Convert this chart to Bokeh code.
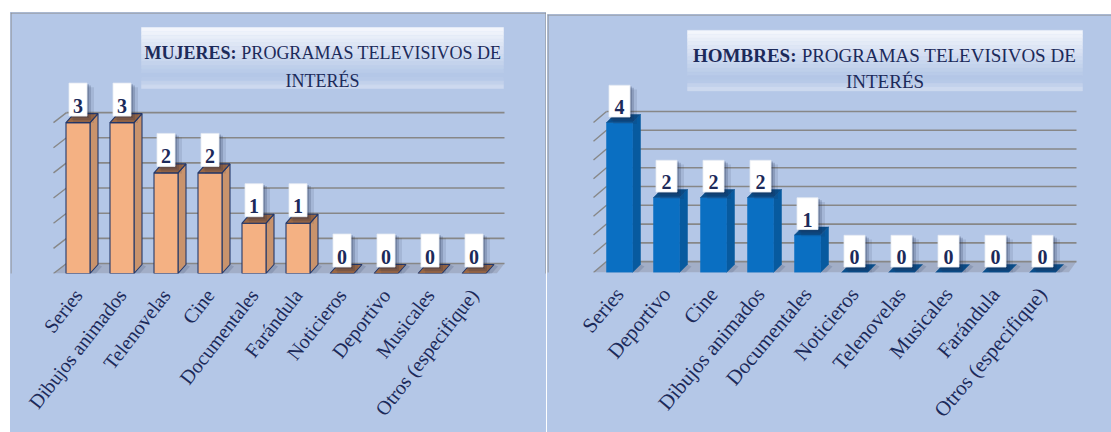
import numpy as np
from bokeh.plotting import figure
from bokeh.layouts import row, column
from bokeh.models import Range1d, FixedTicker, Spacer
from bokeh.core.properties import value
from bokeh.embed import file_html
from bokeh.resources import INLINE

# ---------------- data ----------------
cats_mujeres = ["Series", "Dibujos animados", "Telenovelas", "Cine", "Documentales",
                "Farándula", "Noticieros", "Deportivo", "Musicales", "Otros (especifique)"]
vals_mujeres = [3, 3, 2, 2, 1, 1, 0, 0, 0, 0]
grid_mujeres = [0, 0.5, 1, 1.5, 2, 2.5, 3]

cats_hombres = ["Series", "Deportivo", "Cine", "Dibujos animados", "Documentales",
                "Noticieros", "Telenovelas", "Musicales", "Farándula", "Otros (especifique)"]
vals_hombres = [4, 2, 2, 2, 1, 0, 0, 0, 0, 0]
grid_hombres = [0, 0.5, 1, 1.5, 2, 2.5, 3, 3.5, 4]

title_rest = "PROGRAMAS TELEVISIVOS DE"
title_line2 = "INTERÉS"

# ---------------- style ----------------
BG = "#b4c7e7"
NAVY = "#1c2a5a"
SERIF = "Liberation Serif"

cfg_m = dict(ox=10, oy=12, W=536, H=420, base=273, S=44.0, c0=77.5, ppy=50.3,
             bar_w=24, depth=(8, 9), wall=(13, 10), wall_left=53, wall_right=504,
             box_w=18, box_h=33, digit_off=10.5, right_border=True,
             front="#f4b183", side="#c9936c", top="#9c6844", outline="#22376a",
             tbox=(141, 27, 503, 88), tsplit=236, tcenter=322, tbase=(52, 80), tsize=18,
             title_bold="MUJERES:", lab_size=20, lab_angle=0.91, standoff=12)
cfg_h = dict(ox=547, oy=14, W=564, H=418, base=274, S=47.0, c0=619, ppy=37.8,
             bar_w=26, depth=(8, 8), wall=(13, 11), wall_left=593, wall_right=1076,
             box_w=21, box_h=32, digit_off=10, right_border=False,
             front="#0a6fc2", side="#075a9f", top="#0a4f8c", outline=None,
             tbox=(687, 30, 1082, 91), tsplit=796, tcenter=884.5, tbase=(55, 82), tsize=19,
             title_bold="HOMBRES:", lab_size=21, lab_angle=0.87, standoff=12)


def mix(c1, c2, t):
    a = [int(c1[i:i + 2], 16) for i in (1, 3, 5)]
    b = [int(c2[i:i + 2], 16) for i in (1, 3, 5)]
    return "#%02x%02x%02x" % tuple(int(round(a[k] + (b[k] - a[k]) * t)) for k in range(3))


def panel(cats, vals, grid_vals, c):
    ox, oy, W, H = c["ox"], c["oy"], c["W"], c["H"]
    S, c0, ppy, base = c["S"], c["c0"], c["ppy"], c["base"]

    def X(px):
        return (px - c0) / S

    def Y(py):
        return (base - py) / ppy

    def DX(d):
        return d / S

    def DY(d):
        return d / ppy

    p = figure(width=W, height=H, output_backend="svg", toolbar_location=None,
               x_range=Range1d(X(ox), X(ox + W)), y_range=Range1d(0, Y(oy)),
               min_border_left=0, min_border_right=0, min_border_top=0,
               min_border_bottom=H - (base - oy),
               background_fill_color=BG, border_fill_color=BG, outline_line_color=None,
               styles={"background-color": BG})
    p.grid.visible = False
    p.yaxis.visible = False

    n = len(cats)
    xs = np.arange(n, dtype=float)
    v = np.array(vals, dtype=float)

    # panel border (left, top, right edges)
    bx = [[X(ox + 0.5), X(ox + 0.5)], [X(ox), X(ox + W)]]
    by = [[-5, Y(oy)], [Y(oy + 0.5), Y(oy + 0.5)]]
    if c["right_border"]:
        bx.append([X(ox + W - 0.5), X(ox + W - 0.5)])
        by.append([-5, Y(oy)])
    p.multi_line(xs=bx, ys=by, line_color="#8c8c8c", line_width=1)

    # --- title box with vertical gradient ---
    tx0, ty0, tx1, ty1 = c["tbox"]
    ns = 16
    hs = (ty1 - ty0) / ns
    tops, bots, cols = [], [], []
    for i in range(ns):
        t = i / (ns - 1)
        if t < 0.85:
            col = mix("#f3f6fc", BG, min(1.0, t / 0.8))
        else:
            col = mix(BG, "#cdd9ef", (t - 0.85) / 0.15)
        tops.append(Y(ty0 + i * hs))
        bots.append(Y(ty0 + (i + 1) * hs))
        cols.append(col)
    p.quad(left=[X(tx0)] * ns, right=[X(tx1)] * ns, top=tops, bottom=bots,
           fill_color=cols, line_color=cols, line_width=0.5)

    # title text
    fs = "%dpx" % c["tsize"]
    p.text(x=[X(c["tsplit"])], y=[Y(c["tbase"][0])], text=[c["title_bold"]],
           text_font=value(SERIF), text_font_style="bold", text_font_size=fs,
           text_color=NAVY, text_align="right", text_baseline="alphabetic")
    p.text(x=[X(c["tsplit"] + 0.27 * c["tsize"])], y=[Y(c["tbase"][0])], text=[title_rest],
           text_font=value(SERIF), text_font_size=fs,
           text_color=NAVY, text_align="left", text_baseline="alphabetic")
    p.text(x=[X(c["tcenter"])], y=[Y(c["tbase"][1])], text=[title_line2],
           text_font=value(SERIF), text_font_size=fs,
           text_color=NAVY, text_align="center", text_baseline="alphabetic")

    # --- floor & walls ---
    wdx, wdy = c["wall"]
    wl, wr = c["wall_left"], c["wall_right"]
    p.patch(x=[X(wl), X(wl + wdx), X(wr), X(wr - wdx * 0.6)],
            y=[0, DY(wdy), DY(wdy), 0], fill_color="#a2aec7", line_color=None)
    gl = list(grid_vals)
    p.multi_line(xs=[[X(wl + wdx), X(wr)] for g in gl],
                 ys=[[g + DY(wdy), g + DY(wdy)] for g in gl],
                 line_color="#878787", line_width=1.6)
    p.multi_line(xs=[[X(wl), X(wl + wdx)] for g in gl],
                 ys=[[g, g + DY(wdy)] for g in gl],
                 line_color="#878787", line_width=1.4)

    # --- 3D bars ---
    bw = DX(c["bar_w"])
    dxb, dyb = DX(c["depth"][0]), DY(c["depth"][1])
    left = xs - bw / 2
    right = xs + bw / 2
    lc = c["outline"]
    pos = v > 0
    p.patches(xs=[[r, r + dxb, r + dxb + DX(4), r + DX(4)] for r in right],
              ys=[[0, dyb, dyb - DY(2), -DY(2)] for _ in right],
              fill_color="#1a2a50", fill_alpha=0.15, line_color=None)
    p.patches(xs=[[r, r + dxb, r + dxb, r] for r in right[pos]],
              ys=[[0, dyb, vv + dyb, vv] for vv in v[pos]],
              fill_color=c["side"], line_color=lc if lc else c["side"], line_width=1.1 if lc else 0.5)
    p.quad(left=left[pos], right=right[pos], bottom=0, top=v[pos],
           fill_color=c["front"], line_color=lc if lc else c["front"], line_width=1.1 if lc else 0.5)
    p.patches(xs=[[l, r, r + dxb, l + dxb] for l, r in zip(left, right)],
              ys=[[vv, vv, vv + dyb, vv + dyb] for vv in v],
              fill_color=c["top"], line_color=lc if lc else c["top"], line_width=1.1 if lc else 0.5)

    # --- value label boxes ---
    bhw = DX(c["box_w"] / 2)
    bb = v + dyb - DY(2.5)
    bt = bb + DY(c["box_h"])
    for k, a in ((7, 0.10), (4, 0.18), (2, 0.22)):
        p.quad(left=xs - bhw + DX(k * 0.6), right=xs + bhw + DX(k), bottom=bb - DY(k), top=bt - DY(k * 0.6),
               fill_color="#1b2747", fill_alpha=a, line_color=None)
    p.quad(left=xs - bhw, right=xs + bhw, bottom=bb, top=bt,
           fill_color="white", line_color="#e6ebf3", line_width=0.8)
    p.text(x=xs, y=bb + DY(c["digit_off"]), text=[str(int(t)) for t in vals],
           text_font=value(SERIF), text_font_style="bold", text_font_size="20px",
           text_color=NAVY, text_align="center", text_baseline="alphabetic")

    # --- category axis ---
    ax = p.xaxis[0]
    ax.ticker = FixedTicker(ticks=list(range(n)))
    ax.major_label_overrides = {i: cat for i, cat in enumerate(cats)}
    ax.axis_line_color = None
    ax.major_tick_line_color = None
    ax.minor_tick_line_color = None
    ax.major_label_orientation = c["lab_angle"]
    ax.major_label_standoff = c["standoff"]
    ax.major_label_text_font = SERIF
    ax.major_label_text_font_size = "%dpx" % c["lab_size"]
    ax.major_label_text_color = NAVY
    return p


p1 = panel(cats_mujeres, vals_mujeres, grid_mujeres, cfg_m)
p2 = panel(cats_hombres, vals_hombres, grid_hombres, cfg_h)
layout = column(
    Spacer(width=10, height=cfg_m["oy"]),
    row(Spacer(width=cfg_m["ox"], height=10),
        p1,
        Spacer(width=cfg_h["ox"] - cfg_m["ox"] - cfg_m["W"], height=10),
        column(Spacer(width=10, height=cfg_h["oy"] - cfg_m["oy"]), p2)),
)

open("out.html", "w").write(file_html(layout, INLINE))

=======

Task to complete = Repeat only the lines from the beginning of the material through the line containing "from bokeh.resources import INLINE", both ends kept, leaving pictures out.

Reply =
Convert this chart to Bokeh code.
import numpy as np
from bokeh.plotting import figure
from bokeh.layouts import row, column
from bokeh.models import Range1d, FixedTicker, Spacer
from bokeh.core.properties import value
from bokeh.embed import file_html
from bokeh.resources import INLINE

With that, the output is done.